• **Problem to solve**
Output exactly the lines from the first one down to the line containing "return (H - MB - yp) / (H - MT - MB)", inclusive.

• **Data**

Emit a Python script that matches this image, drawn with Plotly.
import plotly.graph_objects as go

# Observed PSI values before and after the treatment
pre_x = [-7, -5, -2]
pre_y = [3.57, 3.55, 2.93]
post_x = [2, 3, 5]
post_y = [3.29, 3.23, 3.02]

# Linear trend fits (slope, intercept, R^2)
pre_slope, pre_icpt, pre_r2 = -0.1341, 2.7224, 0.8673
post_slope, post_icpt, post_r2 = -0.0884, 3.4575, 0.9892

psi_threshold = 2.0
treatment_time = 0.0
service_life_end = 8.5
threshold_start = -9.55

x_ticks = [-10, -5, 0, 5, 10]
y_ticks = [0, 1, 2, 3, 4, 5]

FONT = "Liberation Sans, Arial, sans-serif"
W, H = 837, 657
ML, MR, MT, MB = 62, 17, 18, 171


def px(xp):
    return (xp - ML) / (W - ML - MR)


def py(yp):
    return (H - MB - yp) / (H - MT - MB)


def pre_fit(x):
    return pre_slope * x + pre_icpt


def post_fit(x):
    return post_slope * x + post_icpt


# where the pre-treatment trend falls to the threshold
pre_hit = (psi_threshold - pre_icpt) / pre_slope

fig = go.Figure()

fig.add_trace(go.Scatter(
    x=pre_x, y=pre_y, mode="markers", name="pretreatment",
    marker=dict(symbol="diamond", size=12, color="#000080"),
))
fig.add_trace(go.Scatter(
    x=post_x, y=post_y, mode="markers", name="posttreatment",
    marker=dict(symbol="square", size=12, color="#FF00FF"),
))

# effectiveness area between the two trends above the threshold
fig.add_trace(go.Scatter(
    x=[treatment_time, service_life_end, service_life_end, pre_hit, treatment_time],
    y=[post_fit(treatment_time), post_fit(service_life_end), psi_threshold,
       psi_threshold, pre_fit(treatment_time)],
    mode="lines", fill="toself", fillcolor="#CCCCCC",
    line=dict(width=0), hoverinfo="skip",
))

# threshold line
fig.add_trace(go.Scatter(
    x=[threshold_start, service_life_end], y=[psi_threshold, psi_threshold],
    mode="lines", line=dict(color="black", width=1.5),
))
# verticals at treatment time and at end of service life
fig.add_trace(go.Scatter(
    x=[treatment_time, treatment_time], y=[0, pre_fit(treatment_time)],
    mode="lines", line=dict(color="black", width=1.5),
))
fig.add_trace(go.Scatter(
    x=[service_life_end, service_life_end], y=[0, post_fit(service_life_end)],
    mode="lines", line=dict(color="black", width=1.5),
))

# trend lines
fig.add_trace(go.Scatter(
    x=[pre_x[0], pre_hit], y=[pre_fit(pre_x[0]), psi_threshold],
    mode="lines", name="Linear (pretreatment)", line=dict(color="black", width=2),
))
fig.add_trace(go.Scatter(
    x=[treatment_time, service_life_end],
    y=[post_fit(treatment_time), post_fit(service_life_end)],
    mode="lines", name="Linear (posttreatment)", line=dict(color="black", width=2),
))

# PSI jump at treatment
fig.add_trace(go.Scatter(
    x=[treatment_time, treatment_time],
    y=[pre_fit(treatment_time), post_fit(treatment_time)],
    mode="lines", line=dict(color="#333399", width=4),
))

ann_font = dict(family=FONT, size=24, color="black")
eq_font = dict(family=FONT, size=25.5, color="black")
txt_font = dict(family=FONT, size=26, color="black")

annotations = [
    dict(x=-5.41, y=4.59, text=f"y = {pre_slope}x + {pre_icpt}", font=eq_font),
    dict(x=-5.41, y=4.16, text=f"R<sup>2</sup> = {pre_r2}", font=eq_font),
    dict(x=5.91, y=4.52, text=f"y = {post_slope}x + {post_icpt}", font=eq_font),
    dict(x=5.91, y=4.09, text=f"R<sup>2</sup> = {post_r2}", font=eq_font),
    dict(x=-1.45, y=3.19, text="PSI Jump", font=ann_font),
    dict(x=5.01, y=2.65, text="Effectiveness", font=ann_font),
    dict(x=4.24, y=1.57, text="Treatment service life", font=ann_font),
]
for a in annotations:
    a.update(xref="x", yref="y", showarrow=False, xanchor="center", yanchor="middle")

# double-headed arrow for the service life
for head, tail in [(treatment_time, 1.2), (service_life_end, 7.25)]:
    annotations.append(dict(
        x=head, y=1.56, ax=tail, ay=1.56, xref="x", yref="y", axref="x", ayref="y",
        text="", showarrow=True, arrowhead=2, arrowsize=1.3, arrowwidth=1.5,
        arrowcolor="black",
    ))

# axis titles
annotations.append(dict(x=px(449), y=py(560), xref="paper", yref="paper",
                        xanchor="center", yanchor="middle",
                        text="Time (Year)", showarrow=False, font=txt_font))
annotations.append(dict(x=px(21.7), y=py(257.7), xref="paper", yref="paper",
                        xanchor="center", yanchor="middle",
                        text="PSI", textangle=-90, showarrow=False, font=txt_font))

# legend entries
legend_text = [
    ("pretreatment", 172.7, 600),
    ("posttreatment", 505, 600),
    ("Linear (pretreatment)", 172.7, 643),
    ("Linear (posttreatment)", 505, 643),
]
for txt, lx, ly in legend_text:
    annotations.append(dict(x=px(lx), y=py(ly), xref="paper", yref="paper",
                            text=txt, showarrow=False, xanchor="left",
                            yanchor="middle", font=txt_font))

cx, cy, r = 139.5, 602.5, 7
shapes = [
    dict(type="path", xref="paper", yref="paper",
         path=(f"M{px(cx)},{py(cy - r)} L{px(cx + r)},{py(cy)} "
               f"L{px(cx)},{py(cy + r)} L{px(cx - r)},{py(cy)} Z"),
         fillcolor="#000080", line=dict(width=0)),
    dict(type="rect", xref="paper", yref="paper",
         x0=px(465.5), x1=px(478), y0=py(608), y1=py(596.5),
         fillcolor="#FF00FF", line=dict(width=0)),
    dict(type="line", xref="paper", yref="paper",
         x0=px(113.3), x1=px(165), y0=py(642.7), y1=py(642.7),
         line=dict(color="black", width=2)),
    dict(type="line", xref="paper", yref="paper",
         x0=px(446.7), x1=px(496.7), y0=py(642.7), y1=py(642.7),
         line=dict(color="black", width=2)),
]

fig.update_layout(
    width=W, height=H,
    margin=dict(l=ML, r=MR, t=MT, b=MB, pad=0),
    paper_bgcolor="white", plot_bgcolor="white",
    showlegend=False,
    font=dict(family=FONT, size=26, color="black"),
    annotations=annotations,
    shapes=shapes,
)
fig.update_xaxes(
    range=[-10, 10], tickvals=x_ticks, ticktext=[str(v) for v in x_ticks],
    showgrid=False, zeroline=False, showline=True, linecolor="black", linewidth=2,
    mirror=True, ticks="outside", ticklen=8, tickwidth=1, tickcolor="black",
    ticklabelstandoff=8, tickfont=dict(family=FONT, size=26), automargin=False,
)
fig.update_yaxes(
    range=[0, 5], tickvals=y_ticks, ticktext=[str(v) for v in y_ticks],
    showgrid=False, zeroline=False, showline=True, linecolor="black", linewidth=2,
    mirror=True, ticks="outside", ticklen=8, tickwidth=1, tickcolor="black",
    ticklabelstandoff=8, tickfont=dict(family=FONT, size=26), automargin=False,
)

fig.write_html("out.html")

• **Problem solution**
Emit a Python script that matches this image, drawn with Plotly.
import plotly.graph_objects as go

# Observed PSI values before and after the treatment
pre_x = [-7, -5, -2]
pre_y = [3.57, 3.55, 2.93]
post_x = [2, 3, 5]
post_y = [3.29, 3.23, 3.02]

# Linear trend fits (slope, intercept, R^2)
pre_slope, pre_icpt, pre_r2 = -0.1341, 2.7224, 0.8673
post_slope, post_icpt, post_r2 = -0.0884, 3.4575, 0.9892

psi_threshold = 2.0
treatment_time = 0.0
service_life_end = 8.5
threshold_start = -9.55

x_ticks = [-10, -5, 0, 5, 10]
y_ticks = [0, 1, 2, 3, 4, 5]

FONT = "Liberation Sans, Arial, sans-serif"
W, H = 837, 657
ML, MR, MT, MB = 62, 17, 18, 171


def px(xp):
    return (xp - ML) / (W - ML - MR)


def py(yp):
    return (H - MB - yp) / (H - MT - MB)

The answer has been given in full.